Exclude the pictures, then repeat the remaining data exactly.

○ ○ ○ ○

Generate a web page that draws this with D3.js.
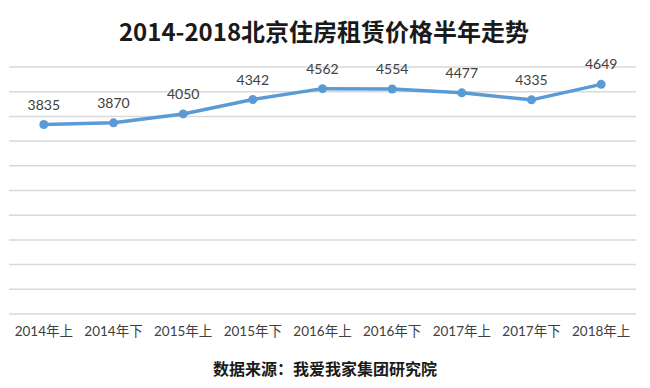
<!DOCTYPE html>
<html><head><meta charset="utf-8">
<script src="https://cdn.jsdelivr.net/npm/d3@7"></script>
<style>html,body{margin:0;padding:0;background:#fff;}svg{display:block;}</style>
</head><body>
<svg id="chart" width="650" height="388"></svg>
<script>
const categories = ["2014年上","2014年下","2015年上","2015年下","2016年上","2016年下","2017年上","2017年下","2018年上"];
const values = [3835, 3870, 4050, 4342, 4562, 4554, 4477, 4335, 4649];
const yTicks = [0,500,1000,1500,2000,2500,3000,3500,4000,4500,5000];
const titleText = "2014-2018北京住房租赁价格半年走势";
const sourceText = "数据来源：我爱我家集团研究院";

const svg = d3.select("#chart");
const W = 650, H = 388;
const m = {left: 9, right: 14, top: 67, bottom: 74};
const x = d3.scaleBand().domain(categories).range([m.left, W - m.right]);
const y = d3.scaleLinear().domain([0, 5000]).range([H - m.bottom, m.top]);
const cx = d => x(d) + x.bandwidth() / 2;

// gridlines
svg.append("g").selectAll("line").data(yTicks).join("line")
  .attr("x1", m.left).attr("x2", W - m.right)
  .attr("y1", d => y(d)).attr("y2", d => y(d))
  .attr("stroke", "#d9d9d9").attr("stroke-width", 1.5);

// x axis labels
const xa = svg.append("g").attr("transform", `translate(0,${H - m.bottom})`)
  .call(d3.axisBottom(x).tickSize(0).tickPadding(12));
xa.select(".domain").remove();
xa.selectAll("text").attr("font-family", "Lato, 'Noto Sans CJK SC', sans-serif")
  .attr("font-size", 13.5).attr("fill", "#404040");

const data = categories.map((c, i) => ({c, v: values[i]}));

svg.append("path").datum(data)
  .attr("fill", "none").attr("stroke", "#5b9bd5").attr("stroke-width", 3.5)
  .attr("stroke-linejoin", "round")
  .attr("d", d3.line().x(d => cx(d.c)).y(d => y(d.v)));

svg.append("g").selectAll("circle").data(data).join("circle")
  .attr("cx", d => cx(d.c)).attr("cy", d => y(d.v)).attr("r", 4.5)
  .attr("fill", "#5b9bd5");

svg.append("g").selectAll("text").data(data).join("text")
  .attr("x", d => cx(d.c)).attr("y", d => y(d.v) - 15)
  .attr("text-anchor", "middle")
  .attr("font-family", "Lato, 'Noto Sans CJK SC', sans-serif")
  .attr("font-size", 14).attr("fill", "#404040")
  .text(d => d.v);

svg.append("text").attr("x", 324).attr("y", 41).attr("text-anchor", "middle")
  .attr("font-family", "'Noto Sans CJK SC', sans-serif").attr("font-weight", "bold")
  .attr("font-size", 24).attr("fill", "#1a1a1a").text(titleText);

svg.append("text").attr("x", 325).attr("y", 375).attr("text-anchor", "middle")
  .attr("font-family", "'Noto Sans CJK SC', sans-serif").attr("font-weight", "bold")
  .attr("font-size", 16).attr("fill", "#1a1a1a").text(sourceText);
</script>
</body></html>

○ ○ ○ ○

### Written response
Generate a web page that draws this with D3.js.
<!DOCTYPE html>
<html><head><meta charset="utf-8">
<script src="https://cdn.jsdelivr.net/npm/d3@7"></script>
<style>html,body{margin:0;padding:0;background:#fff;}svg{display:block;}</style>
</head><body>
<svg id="chart" width="650" height="388"></svg>
<script>
const categories = ["2014年上","2014年下","2015年上","2015年下","2016年上","2016年下","2017年上","2017年下","2018年上"];
const values = [3835, 3870, 4050, 4342, 4562, 4554, 4477, 4335, 4649];
const yTicks = [0,500,1000,1500,2000,2500,3000,3500,4000,4500,5000];
const titleText = "2014-2018北京住房租赁价格半年走势";
const sourceText = "数据来源：我爱我家集团研究院";

const svg = d3.select("#chart");
const W = 650, H = 388;
const m = {left: 9, right: 14, top: 67, bottom: 74};
const x = d3.scaleBand().domain(categories).range([m.left, W - m.right]);
const y = d3.scaleLinear().domain([0, 5000]).range([H - m.bottom, m.top]);
const cx = d => x(d) + x.bandwidth() / 2;

// gridlines
svg.append("g").selectAll("line").data(yTicks).join("line")
  .attr("x1", m.left).attr("x2", W - m.right)
  .attr("y1", d => y(d)).attr("y2", d => y(d))
  .attr("stroke", "#d9d9d9").attr("stroke-width", 1.5);

// x axis labels
const xa = svg.append("g").attr("transform", `translate(0,${H - m.bottom})`)
  .call(d3.axisBottom(x).tickSize(0).tickPadding(12));
xa.select(".domain").remove();
xa.selectAll("text").attr("font-family", "Lato, 'Noto Sans CJK SC', sans-serif")
  .attr("font-size", 13.5).attr("fill", "#404040");

const data = categories.map((c, i) => ({c, v: values[i]}));

svg.append("path").datum(data)
  .attr("fill", "none").attr("stroke", "#5b9bd5").attr("stroke-width", 3.5)
  .attr("stroke-linejoin", "round")
  .attr("d", d3.line().x(d => cx(d.c)).y(d => y(d.v)));

svg.append("g").selectAll("circle").data(data).join("circle")
  .attr("cx", d => cx(d.c)).attr("cy", d => y(d.v)).attr("r", 4.5)
  .attr("fill", "#5b9bd5");

svg.append("g").selectAll("text").data(data).join("text")
  .attr("x", d => cx(d.c)).attr("y", d => y(d.v) - 15)
  .attr("text-anchor", "middle")
  .attr("font-family", "Lato, 'Noto Sans CJK SC', sans-serif")
  .attr("font-size", 14).attr("fill", "#404040")
  .text(d => d.v);

svg.append("text").attr("x", 324).attr("y", 41).attr("text-anchor", "middle")
  .attr("font-family", "'Noto Sans CJK SC', sans-serif").attr("font-weight", "bold")
  .attr("font-size", 24).attr("fill", "#1a1a1a").text(titleText);

svg.append("text").attr("x", 325).attr("y", 375).attr("text-anchor", "middle")
  .attr("font-family", "'Noto Sans CJK SC', sans-serif").attr("font-weight", "bold")
  .attr("font-size", 16).attr("fill", "#1a1a1a").text(sourceText);
</script>
</body></html>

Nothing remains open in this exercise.